Conjunctive adverbs are words that join independent clauses into one sentence. A conjunctive adverb helps you create a shorter sentence.
When you use a conjunctive adverb, put a semicolon (;) before it and a comma (,) after it.
We have many different sizes of this shirt; however, it comes in only one color.
Some examples of conjunctive adverbs are: accordingly, also, besides, consequently, finally, however, indeed, instead, likewise, meanwhile, moreover, nevertheless, next, otherwise, still, therefore, then, etc.
The due date for the final paper has passed; therefore, I could not submit mine on time.
There are many history books; however, none of them may be accurate.

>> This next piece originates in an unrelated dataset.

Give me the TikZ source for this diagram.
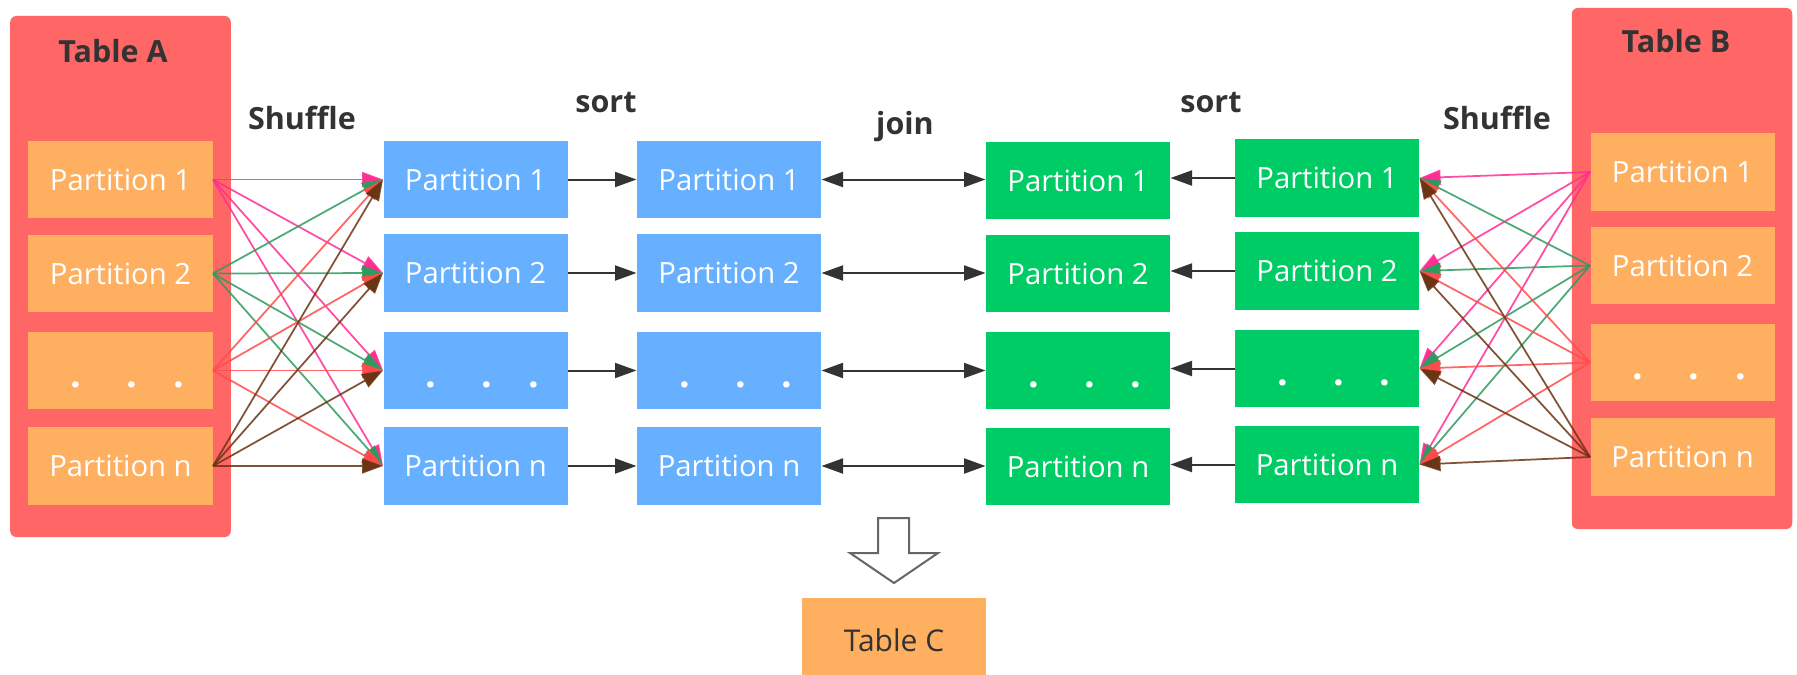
\documentclass[tikz,border=0pt]{standalone}
\usepackage{fontspec}
\setmainfont{Open Sans}
\usetikzlibrary{arrows.meta}

\definecolor{tablered}{HTML}{FF6666}
\definecolor{partorange}{HTML}{FFAF60}
\definecolor{partblue}{HTML}{66B0FF}
\definecolor{partgreen}{HTML}{00CC66}
\definecolor{labelgray}{HTML}{333333}
\definecolor{arrowgray}{HTML}{333333}
\definecolor{linkpink}{HTML}{FF2E93}
\definecolor{linkgreen}{HTML}{2E9B5E}
\definecolor{linkred}{HTML}{FF4B4B}
\definecolor{linkbrown}{HTML}{6B3413}

% three dots of the "..." partition rows
\newcommand{\partdots}{{\fontsize{15pt}{15pt}\selectfont\bfseries
  \raisebox{-6.8pt}{\hspace*{5.6pt}.\hspace{18pt}.\hspace{14.4pt}.}}}

\tikzset{
  tablebox/.style={fill=tablered, rounded corners=2.4pt, inner sep=0pt,
    minimum width=88.2pt, minimum height=208.4pt},
  partbox/.style={fill=#1, text=white, inner sep=0pt,
    minimum width=73.6pt, minimum height=31pt},
  dotsbox/.style={partbox=#1, text height=0pt, text depth=0pt},
  steplabel/.style={text=labelgray, font=\fontsize{12.2pt}{14pt}\selectfont\bfseries,
    anchor=base, inner sep=0pt},
  tablelabel/.style={steplabel},
  shuf/.style={draw=#1, line width=0.7pt, draw opacity=0.85,
    -{Triangle[length=8.4pt,width=6pt]}},
  proc/.style={draw=arrowgray, line width=0.8pt,
    -{Triangle[length=8.6pt,width=6pt]}},
  joinarrow/.style={draw=arrowgray, line width=0.8pt,
    {Triangle[length=8.6pt,width=6pt]}-{Triangle[length=8.6pt,width=6pt]}},
}

\begin{document}
\begin{tikzpicture}[x=0.4pt, y=-0.4pt, font=\fontsize{11.7pt}{14pt}\selectfont]
\useasboundingbox (0,0) rectangle (1797,674);
\fill[white] (0,0) rectangle (1797,674);
\clip (0,0) rectangle (1797,674);

% Table A with its partitions
\node[tablebox] (tA) at (120.5,276.5) {};
\node[tablelabel] (tAlabel) at (113,62) {Table A};
\node[partbox=partorange] (a1) at (120.5,179.5) {Partition 1};
\node[partbox=partorange] (a2) at (120.5,273.5) {Partition 2};
\node[dotsbox=partorange] (a3) at (120.5,370.5) {\partdots};
\node[partbox=partorange] (a4) at (120.5,466) {Partition n};

% Table B with its partitions
\node[tablebox] (tB) at (1682,268.5) {};
\node[tablelabel] (tBlabel) at (1676,52) {Table B};
\node[partbox=partorange] (p1) at (1682.5,172) {Partition 1};
\node[partbox=partorange] (p2) at (1682.5,265.5) {Partition 2};
\node[dotsbox=partorange] (p3) at (1682.5,362.5) {\partdots};
\node[partbox=partorange] (p4) at (1682.5,457) {Partition n};

% shuffled partitions of A, before and after sorting
\node[partbox=partblue] (b1) at (475.5,179.5) {Partition 1};
\node[partbox=partblue] (b2) at (475.5,273) {Partition 2};
\node[dotsbox=partblue] (b3) at (475.5,370.5) {\partdots};
\node[partbox=partblue] (b4) at (475.5,466) {Partition n};

\node[partbox=partblue] (c1) at (729,179.5) {Partition 1};
\node[partbox=partblue] (c2) at (729,273) {Partition 2};
\node[dotsbox=partblue] (c3) at (729,370.5) {\partdots};
\node[partbox=partblue] (c4) at (729,466) {Partition n};

% shuffled partitions of B, after and before sorting
\node[partbox=partgreen] (g1) at (1078,180.5) {Partition 1};
\node[partbox=partgreen] (g2) at (1078,273.5) {Partition 2};
\node[dotsbox=partgreen] (g3) at (1078,370.5) {\partdots};
\node[partbox=partgreen] (g4) at (1078,466.5) {Partition n};

\node[partbox=partgreen] (h1) at (1327,178) {Partition 1};
\node[partbox=partgreen] (h2) at (1327,271) {Partition 2};
\node[dotsbox=partgreen] (h3) at (1327,368.5) {\partdots};
\node[partbox=partgreen] (h4) at (1327,464.5) {Partition n};

% step labels
\node[steplabel] (shufA) at (302,129) {Shuffle};
\node[steplabel] (sortA) at (606,112) {sort};
\node[steplabel] (joinlbl) at (905,134) {join};
\node[steplabel] (sortB) at (1211,112) {sort};
\node[steplabel] (shufB) at (1497,129) {Shuffle};

% shuffle: every partition of a table feeds every shuffled partition
\foreach \s/\col in {1/linkpink,2/linkgreen,3/linkred,4/linkbrown}{
  \foreach \t in {1,...,4}{
    \draw[shuf=\col] (a\s.east) -- (b\t.west);
    \draw[shuf=\col] (p\s.west) -- (h\t.east);
  }
}

% sort and join
\foreach \i in {1,...,4}{
  \draw[proc] (b\i.east) -- (b\i.east -| c\i.west);
  \draw[joinarrow] (c\i.east) -- (c\i.east -| g\i.west);
  \draw[proc] (h\i.west) -- (h\i.west -| g\i.east);
}

% result
\draw[draw=gray!80!black, line width=0.8pt, fill=white, line join=miter]
  (878,518) -- (909,518) -- (909,553) -- (938,553) -- (894,583)
  -- (850,553) -- (878,553) -- cycle;
\node[partbox=partorange, text=labelgray, font=\fontsize{12pt}{14pt}\selectfont,
  minimum height=34.4pt] (tC) at (894,640.5) {Table C};
\end{tikzpicture}
\end{document}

It rained hard; moreover, lightening flashed and thunder boomed.
The baby fell asleep; then, the doorbell rang.
The law does not permit drinking and driving anytime; otherwise, there would be many more accidents.
Conjunctive adverbs look like coordinating conjunctions (and, but, or, so, for, yet, nor) ; however, they are not as strong as coordinating conjunctions and they are punctuated differently.
A conjunctive adverb is also used in a single main clause. In this case, a comma (,) is used to separate the conjunctive adverb from the sentence.
I woke up very late this morning. Nevertheless, I wasn't late to school.
She didn't take a bus to work today. Instead, she drove her car.
Jack wants a toy car for his birthday. Meanwhile, Jill wants a dollhouse for her birthday.
They returned home. Likewise, I went home.
Choose the right conjunctive adverb for the sentence.
1) Hurry up; , you will be late for the train. 2) I studied hard for the exam; , I failed. 3) Tom is a sportsman; , his brother Tom is athletic. 4) He didn't go to college. , he started his own business. 5) He is not good-looking. , he is popular among girls.